__DIRECTIVE__. Below are some records. Retype exactly the lines from the one containing "Write the matplotlib code for this chart." through the one containing "ylabel_off = [30, 30, 30, 33, 31, 34]", both included, skipping every picture.

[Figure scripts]
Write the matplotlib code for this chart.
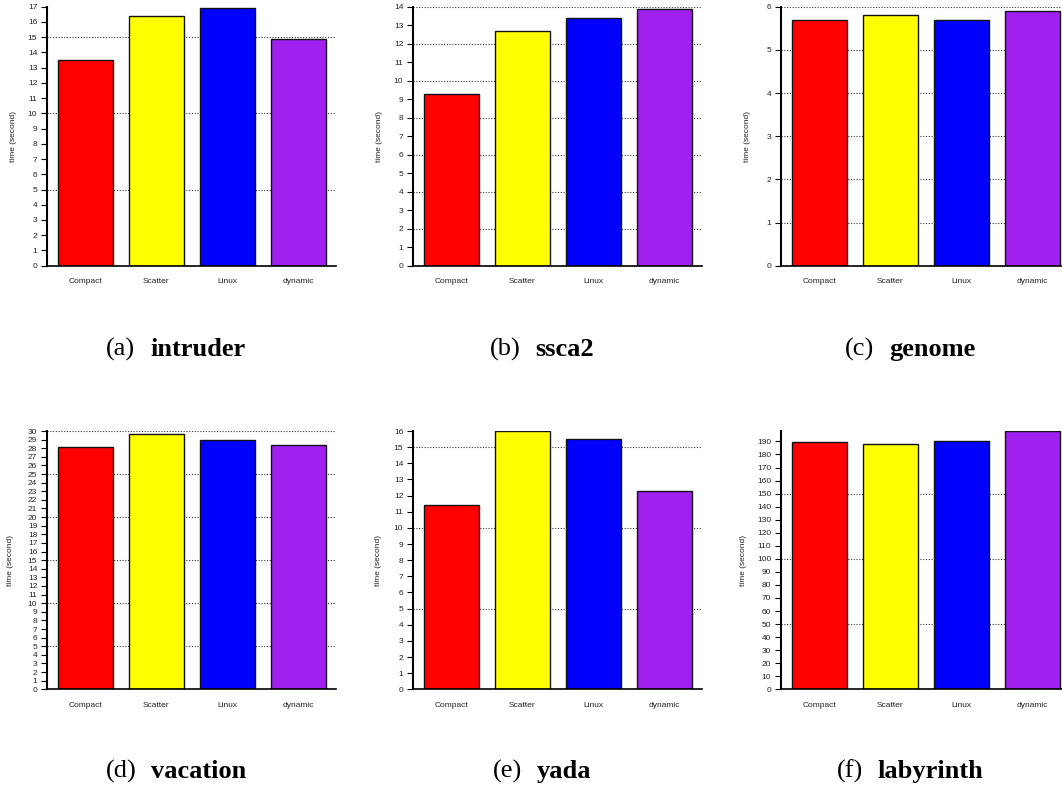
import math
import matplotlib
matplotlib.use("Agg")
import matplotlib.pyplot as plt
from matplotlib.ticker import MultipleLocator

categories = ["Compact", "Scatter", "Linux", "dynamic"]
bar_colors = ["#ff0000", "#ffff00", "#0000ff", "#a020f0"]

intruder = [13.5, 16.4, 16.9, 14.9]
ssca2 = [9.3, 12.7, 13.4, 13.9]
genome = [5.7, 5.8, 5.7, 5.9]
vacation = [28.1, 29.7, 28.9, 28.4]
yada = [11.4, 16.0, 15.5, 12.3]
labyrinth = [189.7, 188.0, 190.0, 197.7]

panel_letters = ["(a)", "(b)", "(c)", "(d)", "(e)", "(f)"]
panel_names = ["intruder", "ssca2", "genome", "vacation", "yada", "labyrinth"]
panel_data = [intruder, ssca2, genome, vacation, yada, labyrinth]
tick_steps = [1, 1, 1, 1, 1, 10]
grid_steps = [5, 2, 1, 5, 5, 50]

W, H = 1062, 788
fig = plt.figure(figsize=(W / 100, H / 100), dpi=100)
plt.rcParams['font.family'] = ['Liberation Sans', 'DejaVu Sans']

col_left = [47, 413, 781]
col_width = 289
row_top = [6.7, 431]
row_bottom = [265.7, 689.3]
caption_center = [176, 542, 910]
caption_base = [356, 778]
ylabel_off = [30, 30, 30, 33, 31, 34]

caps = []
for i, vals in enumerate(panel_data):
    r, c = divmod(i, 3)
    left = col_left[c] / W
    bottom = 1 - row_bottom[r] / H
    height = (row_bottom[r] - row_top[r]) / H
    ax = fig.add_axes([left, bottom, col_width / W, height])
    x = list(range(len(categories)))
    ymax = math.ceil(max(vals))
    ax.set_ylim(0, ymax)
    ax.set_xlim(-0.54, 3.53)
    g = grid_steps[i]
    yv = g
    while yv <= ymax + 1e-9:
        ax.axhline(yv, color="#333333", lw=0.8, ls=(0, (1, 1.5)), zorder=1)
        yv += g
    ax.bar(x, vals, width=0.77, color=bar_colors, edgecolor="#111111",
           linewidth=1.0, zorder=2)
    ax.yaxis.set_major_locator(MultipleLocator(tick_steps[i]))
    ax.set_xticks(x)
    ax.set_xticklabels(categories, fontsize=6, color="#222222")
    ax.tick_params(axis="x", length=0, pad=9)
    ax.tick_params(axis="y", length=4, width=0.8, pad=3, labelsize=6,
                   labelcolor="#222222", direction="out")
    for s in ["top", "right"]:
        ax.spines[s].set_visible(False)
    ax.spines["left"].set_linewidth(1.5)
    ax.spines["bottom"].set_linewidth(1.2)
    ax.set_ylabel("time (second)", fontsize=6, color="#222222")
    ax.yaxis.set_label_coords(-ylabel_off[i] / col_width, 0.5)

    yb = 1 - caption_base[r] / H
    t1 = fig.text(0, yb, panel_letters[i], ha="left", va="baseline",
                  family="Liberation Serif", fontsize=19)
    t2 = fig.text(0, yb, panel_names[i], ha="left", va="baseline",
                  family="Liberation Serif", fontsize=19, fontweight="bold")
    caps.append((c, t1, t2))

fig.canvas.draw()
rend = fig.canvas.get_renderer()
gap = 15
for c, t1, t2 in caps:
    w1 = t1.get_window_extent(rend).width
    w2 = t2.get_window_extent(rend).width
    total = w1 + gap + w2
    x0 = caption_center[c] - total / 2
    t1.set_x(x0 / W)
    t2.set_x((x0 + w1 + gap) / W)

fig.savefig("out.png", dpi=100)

---

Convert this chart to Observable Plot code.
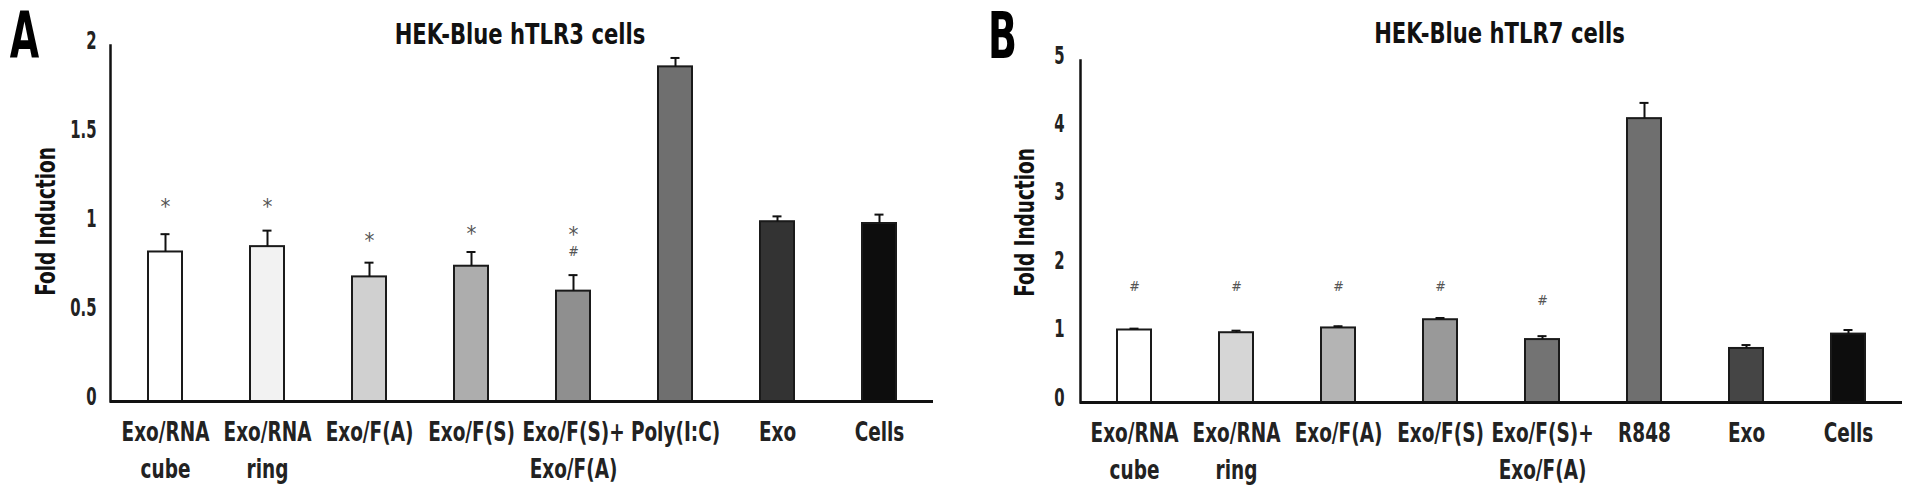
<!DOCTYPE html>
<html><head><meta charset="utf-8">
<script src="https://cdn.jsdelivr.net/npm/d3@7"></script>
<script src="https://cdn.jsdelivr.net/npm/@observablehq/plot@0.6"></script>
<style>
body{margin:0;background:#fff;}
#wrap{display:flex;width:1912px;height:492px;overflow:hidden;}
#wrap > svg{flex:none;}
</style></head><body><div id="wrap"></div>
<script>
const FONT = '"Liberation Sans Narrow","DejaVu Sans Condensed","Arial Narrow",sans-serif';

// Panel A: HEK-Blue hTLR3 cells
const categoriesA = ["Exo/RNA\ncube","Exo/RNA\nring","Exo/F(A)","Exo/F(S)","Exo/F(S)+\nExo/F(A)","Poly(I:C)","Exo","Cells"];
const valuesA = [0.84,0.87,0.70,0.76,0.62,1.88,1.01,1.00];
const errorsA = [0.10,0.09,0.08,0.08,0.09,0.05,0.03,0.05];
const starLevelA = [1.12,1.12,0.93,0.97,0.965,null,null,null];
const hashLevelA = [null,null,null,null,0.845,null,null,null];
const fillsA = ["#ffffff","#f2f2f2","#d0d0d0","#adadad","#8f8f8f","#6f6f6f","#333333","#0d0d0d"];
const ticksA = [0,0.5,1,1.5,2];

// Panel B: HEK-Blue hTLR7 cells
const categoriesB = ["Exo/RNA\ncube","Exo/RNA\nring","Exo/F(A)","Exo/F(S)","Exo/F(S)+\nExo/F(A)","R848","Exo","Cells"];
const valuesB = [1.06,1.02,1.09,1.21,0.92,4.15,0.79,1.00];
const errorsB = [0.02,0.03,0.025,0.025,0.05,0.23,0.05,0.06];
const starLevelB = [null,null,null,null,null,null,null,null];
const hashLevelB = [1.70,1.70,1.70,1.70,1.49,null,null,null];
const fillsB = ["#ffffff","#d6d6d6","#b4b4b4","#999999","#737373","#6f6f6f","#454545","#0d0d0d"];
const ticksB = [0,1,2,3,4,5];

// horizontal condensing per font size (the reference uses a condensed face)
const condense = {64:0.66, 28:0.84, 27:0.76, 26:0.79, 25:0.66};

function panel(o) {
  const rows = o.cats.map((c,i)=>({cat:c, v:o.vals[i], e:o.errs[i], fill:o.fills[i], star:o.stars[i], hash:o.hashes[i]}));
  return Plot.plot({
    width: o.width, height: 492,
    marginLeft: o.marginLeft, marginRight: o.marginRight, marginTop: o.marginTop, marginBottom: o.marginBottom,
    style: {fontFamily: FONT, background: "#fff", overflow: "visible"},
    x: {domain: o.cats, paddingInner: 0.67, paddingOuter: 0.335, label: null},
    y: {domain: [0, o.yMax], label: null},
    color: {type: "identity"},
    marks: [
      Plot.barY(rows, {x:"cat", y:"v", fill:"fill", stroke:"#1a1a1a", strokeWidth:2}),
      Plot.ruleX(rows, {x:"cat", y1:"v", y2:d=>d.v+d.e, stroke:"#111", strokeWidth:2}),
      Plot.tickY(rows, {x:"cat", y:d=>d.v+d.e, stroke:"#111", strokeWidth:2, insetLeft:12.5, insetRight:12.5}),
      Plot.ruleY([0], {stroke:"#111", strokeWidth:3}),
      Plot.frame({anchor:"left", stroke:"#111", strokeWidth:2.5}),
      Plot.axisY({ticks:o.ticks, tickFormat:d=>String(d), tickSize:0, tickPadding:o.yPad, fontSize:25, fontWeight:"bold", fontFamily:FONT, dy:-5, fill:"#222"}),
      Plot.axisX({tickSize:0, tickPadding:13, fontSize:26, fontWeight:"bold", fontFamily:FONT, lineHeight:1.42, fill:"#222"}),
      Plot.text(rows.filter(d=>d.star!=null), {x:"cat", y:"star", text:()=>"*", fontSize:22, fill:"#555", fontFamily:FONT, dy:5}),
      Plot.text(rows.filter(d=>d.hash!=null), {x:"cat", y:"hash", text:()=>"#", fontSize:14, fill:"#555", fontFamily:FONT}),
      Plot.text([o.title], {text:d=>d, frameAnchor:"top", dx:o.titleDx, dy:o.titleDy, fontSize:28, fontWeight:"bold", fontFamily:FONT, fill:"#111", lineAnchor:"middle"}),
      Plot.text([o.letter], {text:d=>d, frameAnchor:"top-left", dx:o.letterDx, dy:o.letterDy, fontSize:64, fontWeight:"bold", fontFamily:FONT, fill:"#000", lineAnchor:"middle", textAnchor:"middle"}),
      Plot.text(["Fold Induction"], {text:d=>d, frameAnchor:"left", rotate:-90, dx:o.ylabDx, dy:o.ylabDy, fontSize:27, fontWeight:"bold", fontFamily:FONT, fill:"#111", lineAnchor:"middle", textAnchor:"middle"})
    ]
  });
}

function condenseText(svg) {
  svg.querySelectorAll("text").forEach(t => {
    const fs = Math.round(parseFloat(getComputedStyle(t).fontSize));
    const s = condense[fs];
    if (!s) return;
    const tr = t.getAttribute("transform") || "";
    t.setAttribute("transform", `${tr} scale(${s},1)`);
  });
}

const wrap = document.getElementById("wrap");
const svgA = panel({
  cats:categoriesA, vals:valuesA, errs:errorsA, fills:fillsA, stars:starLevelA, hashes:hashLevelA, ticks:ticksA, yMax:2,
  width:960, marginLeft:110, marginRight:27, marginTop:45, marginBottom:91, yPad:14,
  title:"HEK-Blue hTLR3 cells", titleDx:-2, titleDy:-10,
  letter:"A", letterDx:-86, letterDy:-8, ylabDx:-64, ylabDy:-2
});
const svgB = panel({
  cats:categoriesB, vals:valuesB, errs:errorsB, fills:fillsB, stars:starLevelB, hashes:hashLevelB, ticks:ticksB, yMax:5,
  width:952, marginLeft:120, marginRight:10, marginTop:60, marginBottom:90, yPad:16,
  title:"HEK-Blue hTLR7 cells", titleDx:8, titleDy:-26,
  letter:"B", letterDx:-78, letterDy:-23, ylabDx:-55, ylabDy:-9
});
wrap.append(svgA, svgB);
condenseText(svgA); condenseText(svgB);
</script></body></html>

==

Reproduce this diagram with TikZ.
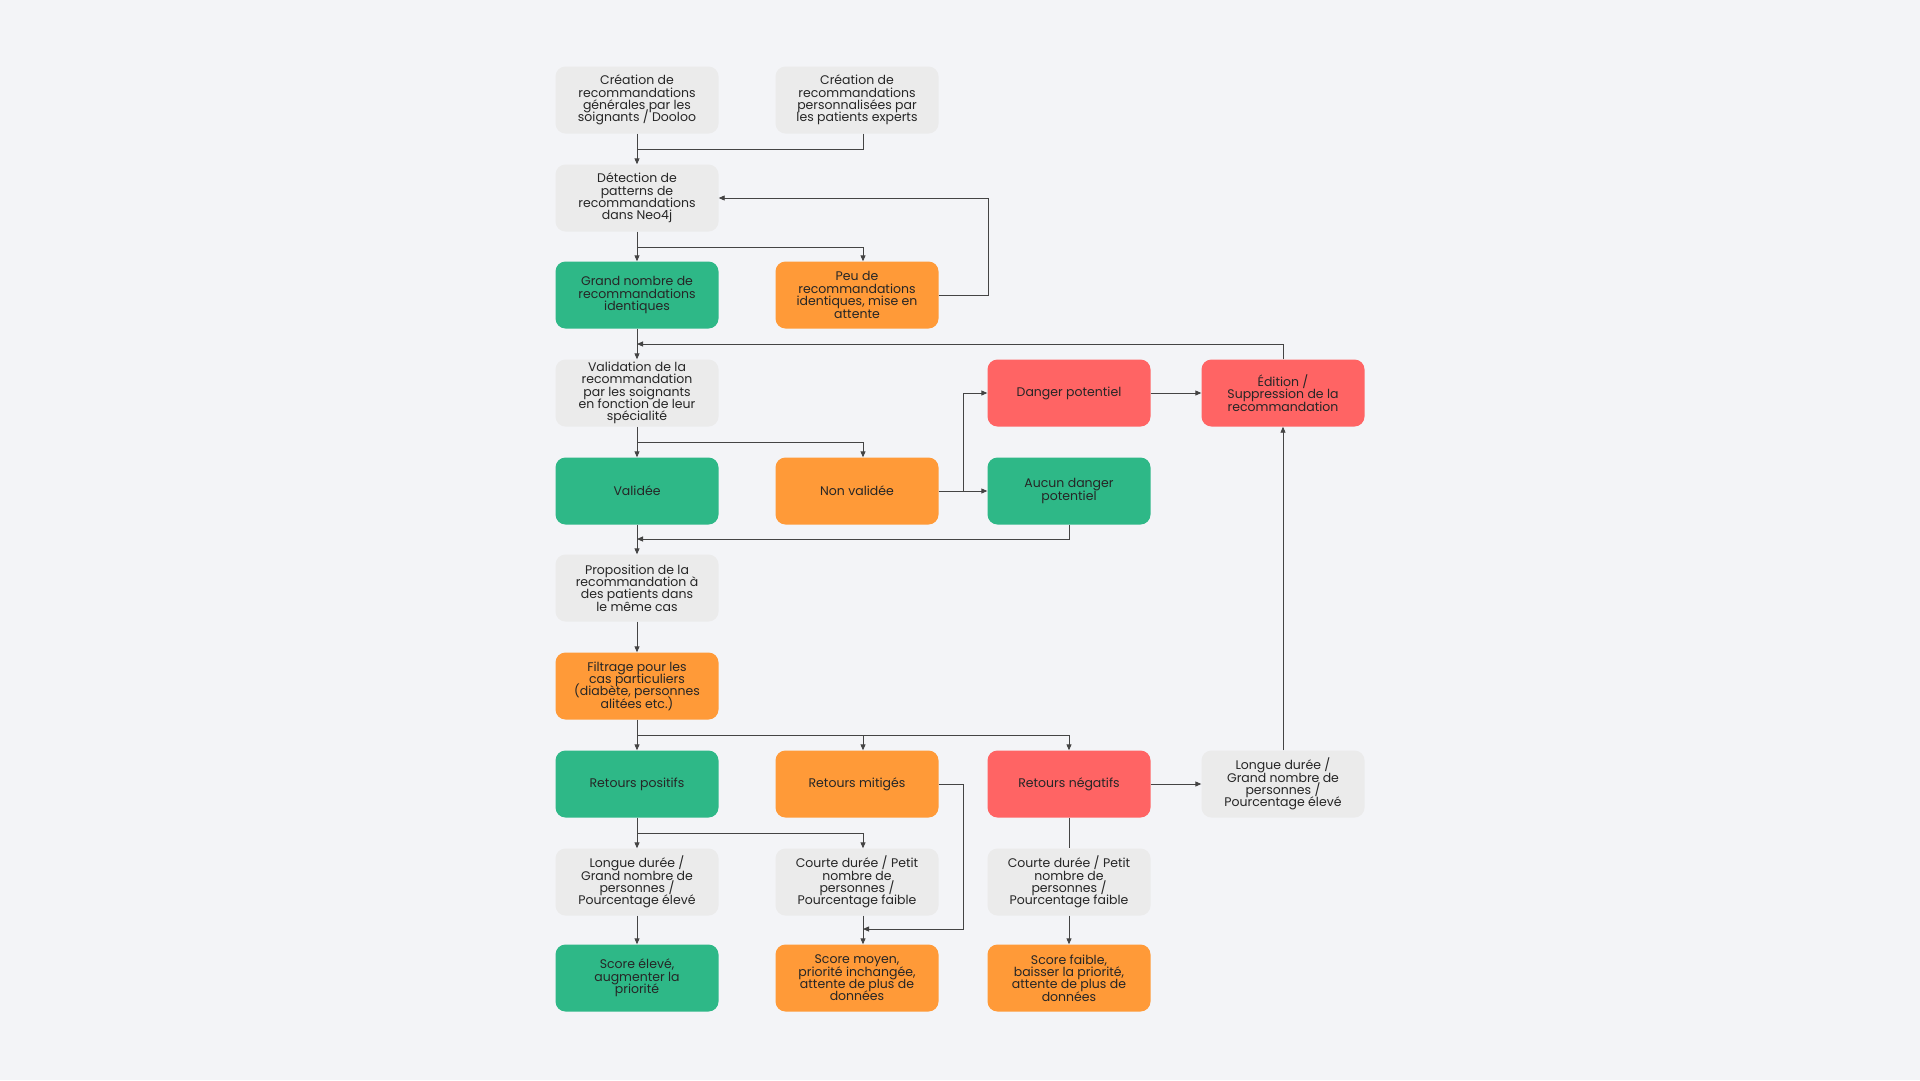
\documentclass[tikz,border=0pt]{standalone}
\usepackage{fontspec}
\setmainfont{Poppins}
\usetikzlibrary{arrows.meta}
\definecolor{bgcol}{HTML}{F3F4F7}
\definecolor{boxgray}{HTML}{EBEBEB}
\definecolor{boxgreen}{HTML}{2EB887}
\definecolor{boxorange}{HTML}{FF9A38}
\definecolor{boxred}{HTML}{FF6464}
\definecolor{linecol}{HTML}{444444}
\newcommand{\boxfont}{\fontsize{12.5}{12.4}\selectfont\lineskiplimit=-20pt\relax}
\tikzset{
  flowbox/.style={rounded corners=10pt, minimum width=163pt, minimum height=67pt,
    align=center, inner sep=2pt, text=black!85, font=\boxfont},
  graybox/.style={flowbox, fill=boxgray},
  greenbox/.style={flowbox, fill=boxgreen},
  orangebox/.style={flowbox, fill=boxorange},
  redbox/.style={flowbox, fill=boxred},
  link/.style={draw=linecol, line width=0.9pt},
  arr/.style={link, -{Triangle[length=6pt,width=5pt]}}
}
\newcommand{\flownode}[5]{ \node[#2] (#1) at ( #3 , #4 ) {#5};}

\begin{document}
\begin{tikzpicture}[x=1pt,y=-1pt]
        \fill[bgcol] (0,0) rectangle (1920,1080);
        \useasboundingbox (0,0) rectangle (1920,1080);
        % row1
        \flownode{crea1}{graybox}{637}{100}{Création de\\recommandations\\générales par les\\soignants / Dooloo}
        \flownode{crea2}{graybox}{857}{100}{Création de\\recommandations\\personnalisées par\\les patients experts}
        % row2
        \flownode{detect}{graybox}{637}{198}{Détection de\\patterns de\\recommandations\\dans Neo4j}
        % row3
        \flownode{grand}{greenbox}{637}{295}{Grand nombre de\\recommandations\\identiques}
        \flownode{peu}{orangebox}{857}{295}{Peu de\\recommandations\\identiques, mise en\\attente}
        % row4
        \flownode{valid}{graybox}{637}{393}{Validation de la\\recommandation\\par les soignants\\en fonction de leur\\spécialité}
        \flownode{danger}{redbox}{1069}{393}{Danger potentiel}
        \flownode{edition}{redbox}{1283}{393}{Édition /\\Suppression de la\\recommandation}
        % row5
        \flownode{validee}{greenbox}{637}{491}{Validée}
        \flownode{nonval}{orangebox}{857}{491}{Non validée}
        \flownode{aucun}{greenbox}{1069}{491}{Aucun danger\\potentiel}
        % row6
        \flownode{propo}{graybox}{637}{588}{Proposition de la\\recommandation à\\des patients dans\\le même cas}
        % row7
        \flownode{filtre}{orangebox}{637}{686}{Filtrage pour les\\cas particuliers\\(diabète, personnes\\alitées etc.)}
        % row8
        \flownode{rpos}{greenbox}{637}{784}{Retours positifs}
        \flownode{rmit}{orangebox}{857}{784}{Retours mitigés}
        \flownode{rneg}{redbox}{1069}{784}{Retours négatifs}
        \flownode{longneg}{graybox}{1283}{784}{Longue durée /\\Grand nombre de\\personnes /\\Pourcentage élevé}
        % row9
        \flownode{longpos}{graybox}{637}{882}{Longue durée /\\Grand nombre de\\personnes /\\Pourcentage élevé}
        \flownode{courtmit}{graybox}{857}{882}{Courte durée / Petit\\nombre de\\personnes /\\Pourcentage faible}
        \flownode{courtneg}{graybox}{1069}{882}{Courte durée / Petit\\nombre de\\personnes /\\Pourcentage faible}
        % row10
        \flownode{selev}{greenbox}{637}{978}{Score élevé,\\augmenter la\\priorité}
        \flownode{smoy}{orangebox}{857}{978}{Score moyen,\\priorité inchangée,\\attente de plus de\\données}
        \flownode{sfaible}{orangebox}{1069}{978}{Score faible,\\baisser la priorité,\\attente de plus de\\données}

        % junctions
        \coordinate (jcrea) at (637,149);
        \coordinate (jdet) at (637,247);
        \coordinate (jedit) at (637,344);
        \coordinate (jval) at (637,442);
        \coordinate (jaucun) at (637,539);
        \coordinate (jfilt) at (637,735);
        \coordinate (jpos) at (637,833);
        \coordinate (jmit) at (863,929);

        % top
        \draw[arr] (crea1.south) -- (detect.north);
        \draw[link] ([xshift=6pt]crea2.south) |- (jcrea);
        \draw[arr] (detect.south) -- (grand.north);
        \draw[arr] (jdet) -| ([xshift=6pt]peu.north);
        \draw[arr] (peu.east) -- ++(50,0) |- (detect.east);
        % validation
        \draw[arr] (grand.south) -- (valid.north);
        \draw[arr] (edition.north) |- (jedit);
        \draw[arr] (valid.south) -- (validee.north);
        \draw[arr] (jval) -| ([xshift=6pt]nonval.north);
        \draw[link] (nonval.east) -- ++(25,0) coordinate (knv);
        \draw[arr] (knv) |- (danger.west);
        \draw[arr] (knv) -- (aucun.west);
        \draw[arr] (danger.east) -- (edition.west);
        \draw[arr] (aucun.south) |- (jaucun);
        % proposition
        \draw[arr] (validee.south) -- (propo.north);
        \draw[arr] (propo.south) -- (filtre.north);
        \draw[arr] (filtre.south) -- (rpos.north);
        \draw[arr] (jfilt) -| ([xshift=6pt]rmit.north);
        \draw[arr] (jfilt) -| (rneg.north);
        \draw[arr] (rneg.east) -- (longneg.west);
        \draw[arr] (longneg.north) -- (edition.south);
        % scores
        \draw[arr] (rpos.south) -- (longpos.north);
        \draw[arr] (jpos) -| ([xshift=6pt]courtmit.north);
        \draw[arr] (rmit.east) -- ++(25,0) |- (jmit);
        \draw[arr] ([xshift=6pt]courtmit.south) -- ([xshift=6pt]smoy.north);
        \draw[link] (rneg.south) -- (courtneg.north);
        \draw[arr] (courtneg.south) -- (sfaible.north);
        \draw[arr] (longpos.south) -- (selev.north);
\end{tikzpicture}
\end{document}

__WRITTEN ANSWER__.
Write the matplotlib code for this chart.
import math
import matplotlib
matplotlib.use("Agg")
import matplotlib.pyplot as plt
from matplotlib.ticker import MultipleLocator

categories = ["Compact", "Scatter", "Linux", "dynamic"]
bar_colors = ["#ff0000", "#ffff00", "#0000ff", "#a020f0"]

intruder = [13.5, 16.4, 16.9, 14.9]
ssca2 = [9.3, 12.7, 13.4, 13.9]
genome = [5.7, 5.8, 5.7, 5.9]
vacation = [28.1, 29.7, 28.9, 28.4]
yada = [11.4, 16.0, 15.5, 12.3]
labyrinth = [189.7, 188.0, 190.0, 197.7]

panel_letters = ["(a)", "(b)", "(c)", "(d)", "(e)", "(f)"]
panel_names = ["intruder", "ssca2", "genome", "vacation", "yada", "labyrinth"]
panel_data = [intruder, ssca2, genome, vacation, yada, labyrinth]
tick_steps = [1, 1, 1, 1, 1, 10]
grid_steps = [5, 2, 1, 5, 5, 50]

W, H = 1062, 788
fig = plt.figure(figsize=(W / 100, H / 100), dpi=100)
plt.rcParams['font.family'] = ['Liberation Sans', 'DejaVu Sans']

col_left = [47, 413, 781]
col_width = 289
row_top = [6.7, 431]
row_bottom = [265.7, 689.3]
caption_center = [176, 542, 910]
caption_base = [356, 778]
ylabel_off = [30, 30, 30, 33, 31, 34]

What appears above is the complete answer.